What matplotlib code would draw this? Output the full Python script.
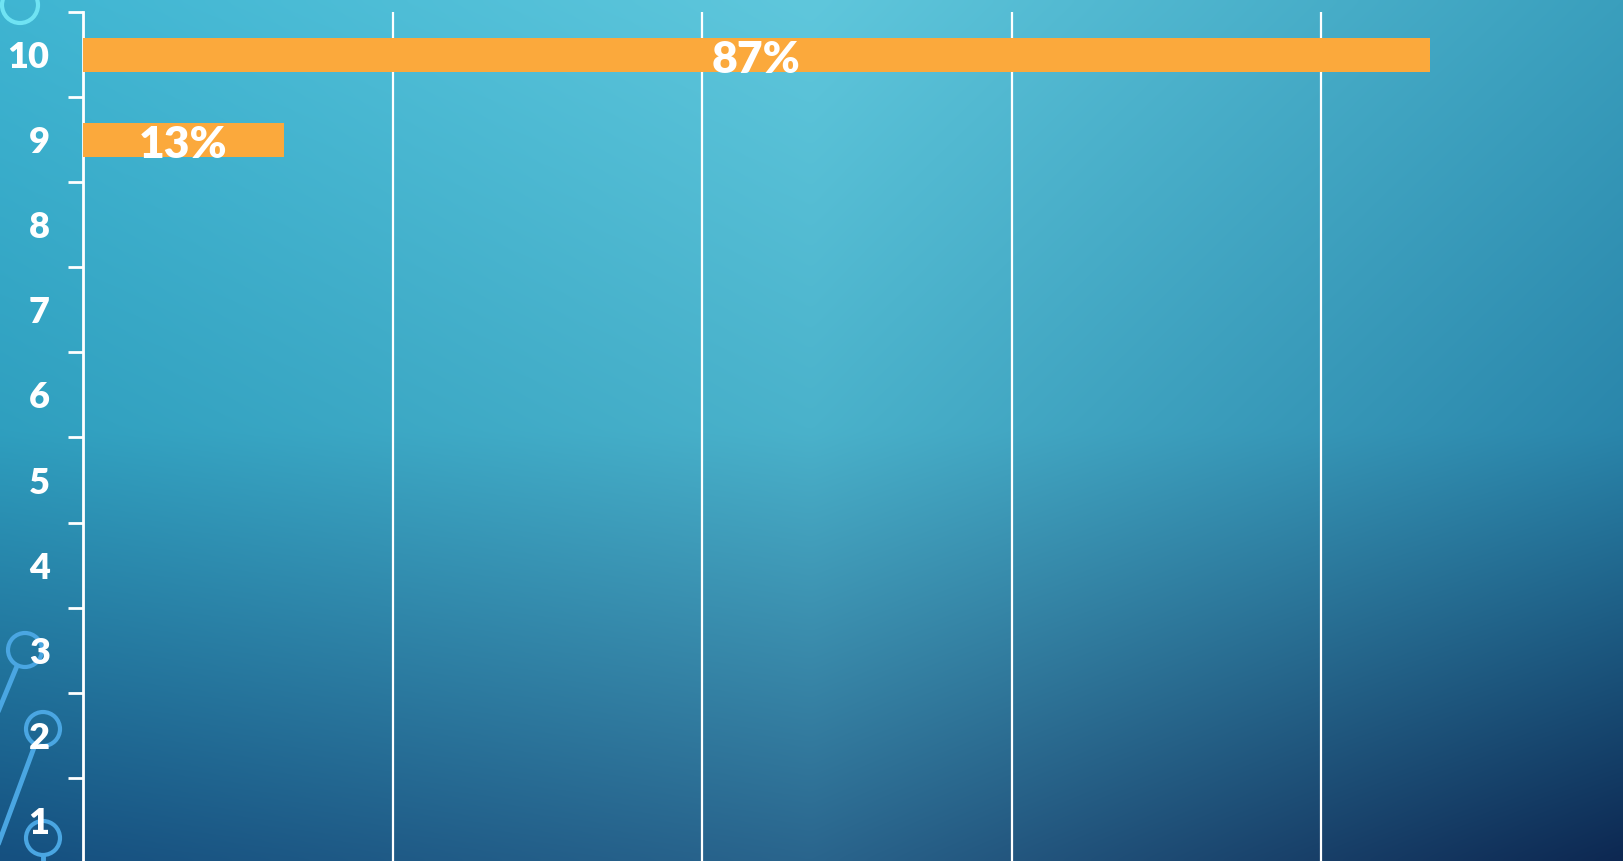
import matplotlib

matplotlib.use("Agg")
import matplotlib.pyplot as plt
import numpy as np
from matplotlib.colors import to_rgb
from matplotlib.patches import Circle

W, H = 1623, 861
DPI = 100

categories = ["1", "2", "3", "4", "5", "6", "7", "8", "9", "10"]
values = [0, 0, 0, 0, 0, 0, 0, 0, 13, 87]
labels = ["", "", "", "", "", "", "", "", "13%", "87%"]
x_ticks = [0, 20, 40, 60, 80]

BAR_COLOR = "#fba93c"
FONT = ["Lato", "DejaVu Sans"]


def background(ax):
    # rough 3x3 colour grid of the slide background, blended bilinearly
    grid = np.array([
        [to_rgb("#3fb5d2"), to_rgb("#5fc7dc"), to_rgb("#3a9fbd")],
        [to_rgb("#2f9fbf"), to_rgb("#4ab2cb"), to_rgb("#2a86ab")],
        [to_rgb("#155080"), to_rgb("#2a658d"), to_rgb("#0d2852")],
    ])
    ny, nx = 200, 380
    yy = np.linspace(0, 2, ny)[:, None] * np.ones((1, nx))
    xx = np.ones((ny, 1)) * np.linspace(0, 2, nx)[None, :]
    i0 = np.clip(np.floor(yy).astype(int), 0, 1)
    j0 = np.clip(np.floor(xx).astype(int), 0, 1)
    fy = (yy - i0)[..., None]
    fx = (xx - j0)[..., None]
    img = (grid[i0, j0] * (1 - fy) * (1 - fx) + grid[i0, j0 + 1] * (1 - fy) * fx
           + grid[i0 + 1, j0] * fy * (1 - fx) + grid[i0 + 1, j0 + 1] * fy * fx)
    ax.imshow(img, extent=(0, W, H, 0), aspect="auto", interpolation="bicubic")
    ax.set_xlim(0, W)
    ax.set_ylim(H, 0)
    ax.axis("off")


fig = plt.figure(figsize=(W / DPI, H / DPI), dpi=DPI)
bg = fig.add_axes([0, 0, 1, 1], zorder=-2)
background(bg)

# decorative theme circles on the left edge
deco = "#4aa6e2"
for cx, cy in [(25, 650), (43, 729), (43, 838)]:
    bg.add_patch(Circle((cx, cy), 17, fill=False, ec=deco, lw=3))
bg.plot([17, -2], [666, 712], color=deco, lw=3.5)
bg.plot([35, -2], [745, 845], color=deco, lw=3.5)
bg.plot([43, 43], [855, 870], color=deco, lw=3.5)
bg.add_patch(Circle((20, 5), 18, fill=False, ec="#6fe3f3", lw=3))

left = 83 / W
top = 12 / H
ax = fig.add_axes([left, -2 / H, (W - 83) / W, 1 - top + 2 / H])
ax.patch.set_alpha(0)

y = np.arange(1, len(categories) + 1)
ax.barh(y, values, height=0.4, color=BAR_COLOR, zorder=3)
for yi, v, lab in zip(y, values, labels):
    if lab:
        ax.text(v / 2, yi - 0.06, lab, ha="center", va="center", color="white",
                fontsize=32, fontweight="heavy", family=FONT, zorder=4)

ax.set_xlim(0, 99.5)
ax.set_ylim(0.5, 10.5)
ax.set_xticks(x_ticks)
ax.tick_params(axis="x", length=0, labelbottom=False)
ax.grid(axis="x", color="white", lw=1.6, zorder=1)
ax.set_yticks(np.arange(0.5, 10.6, 1.0))
ax.set_yticklabels([])
ax.set_yticks(y, minor=True)
ax.set_yticklabels(categories, minor=True)
ax.tick_params(axis="y", which="major", length=11, width=2, color="white", direction="out")
ax.tick_params(axis="y", which="minor", length=0, pad=24, labelcolor="white")
for t in ax.get_yticklabels(minor=True):
    t.set_fontsize(26)
    t.set_fontweight("heavy")
    t.set_family(FONT)
for s in ["top", "right", "bottom"]:
    ax.spines[s].set_visible(False)
ax.spines["left"].set_color("white")
ax.spines["left"].set_linewidth(2)
ax.set_axisbelow(True)

fig.savefig("out.png", dpi=DPI)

========

Aim:
Set down the material above as is, without any pictures.

Output of the exercise:
What matplotlib code would draw this? Output the full Python script.
import matplotlib

matplotlib.use("Agg")
import matplotlib.pyplot as plt
import numpy as np
from matplotlib.colors import to_rgb
from matplotlib.patches import Circle

W, H = 1623, 861
DPI = 100

categories = ["1", "2", "3", "4", "5", "6", "7", "8", "9", "10"]
values = [0, 0, 0, 0, 0, 0, 0, 0, 13, 87]
labels = ["", "", "", "", "", "", "", "", "13%", "87%"]
x_ticks = [0, 20, 40, 60, 80]

BAR_COLOR = "#fba93c"
FONT = ["Lato", "DejaVu Sans"]


def background(ax):
    # rough 3x3 colour grid of the slide background, blended bilinearly
    grid = np.array([
        [to_rgb("#3fb5d2"), to_rgb("#5fc7dc"), to_rgb("#3a9fbd")],
        [to_rgb("#2f9fbf"), to_rgb("#4ab2cb"), to_rgb("#2a86ab")],
        [to_rgb("#155080"), to_rgb("#2a658d"), to_rgb("#0d2852")],
    ])
    ny, nx = 200, 380
    yy = np.linspace(0, 2, ny)[:, None] * np.ones((1, nx))
    xx = np.ones((ny, 1)) * np.linspace(0, 2, nx)[None, :]
    i0 = np.clip(np.floor(yy).astype(int), 0, 1)
    j0 = np.clip(np.floor(xx).astype(int), 0, 1)
    fy = (yy - i0)[..., None]
    fx = (xx - j0)[..., None]
    img = (grid[i0, j0] * (1 - fy) * (1 - fx) + grid[i0, j0 + 1] * (1 - fy) * fx
           + grid[i0 + 1, j0] * fy * (1 - fx) + grid[i0 + 1, j0 + 1] * fy * fx)
    ax.imshow(img, extent=(0, W, H, 0), aspect="auto", interpolation="bicubic")
    ax.set_xlim(0, W)
    ax.set_ylim(H, 0)
    ax.axis("off")


fig = plt.figure(figsize=(W / DPI, H / DPI), dpi=DPI)
bg = fig.add_axes([0, 0, 1, 1], zorder=-2)
background(bg)

# decorative theme circles on the left edge
deco = "#4aa6e2"
for cx, cy in [(25, 650), (43, 729), (43, 838)]:
    bg.add_patch(Circle((cx, cy), 17, fill=False, ec=deco, lw=3))
bg.plot([17, -2], [666, 712], color=deco, lw=3.5)
bg.plot([35, -2], [745, 845], color=deco, lw=3.5)
bg.plot([43, 43], [855, 870], color=deco, lw=3.5)
bg.add_patch(Circle((20, 5), 18, fill=False, ec="#6fe3f3", lw=3))

left = 83 / W
top = 12 / H
ax = fig.add_axes([left, -2 / H, (W - 83) / W, 1 - top + 2 / H])
ax.patch.set_alpha(0)

y = np.arange(1, len(categories) + 1)
ax.barh(y, values, height=0.4, color=BAR_COLOR, zorder=3)
for yi, v, lab in zip(y, values, labels):
    if lab:
        ax.text(v / 2, yi - 0.06, lab, ha="center", va="center", color="white",
                fontsize=32, fontweight="heavy", family=FONT, zorder=4)

ax.set_xlim(0, 99.5)
ax.set_ylim(0.5, 10.5)
ax.set_xticks(x_ticks)
ax.tick_params(axis="x", length=0, labelbottom=False)
ax.grid(axis="x", color="white", lw=1.6, zorder=1)
ax.set_yticks(np.arange(0.5, 10.6, 1.0))
ax.set_yticklabels([])
ax.set_yticks(y, minor=True)
ax.set_yticklabels(categories, minor=True)
ax.tick_params(axis="y", which="major", length=11, width=2, color="white", direction="out")
ax.tick_params(axis="y", which="minor", length=0, pad=24, labelcolor="white")
for t in ax.get_yticklabels(minor=True):
    t.set_fontsize(26)
    t.set_fontweight("heavy")
    t.set_family(FONT)
for s in ["top", "right", "bottom"]:
    ax.spines[s].set_visible(False)
ax.spines["left"].set_color("white")
ax.spines["left"].set_linewidth(2)
ax.set_axisbelow(True)

fig.savefig("out.png", dpi=DPI)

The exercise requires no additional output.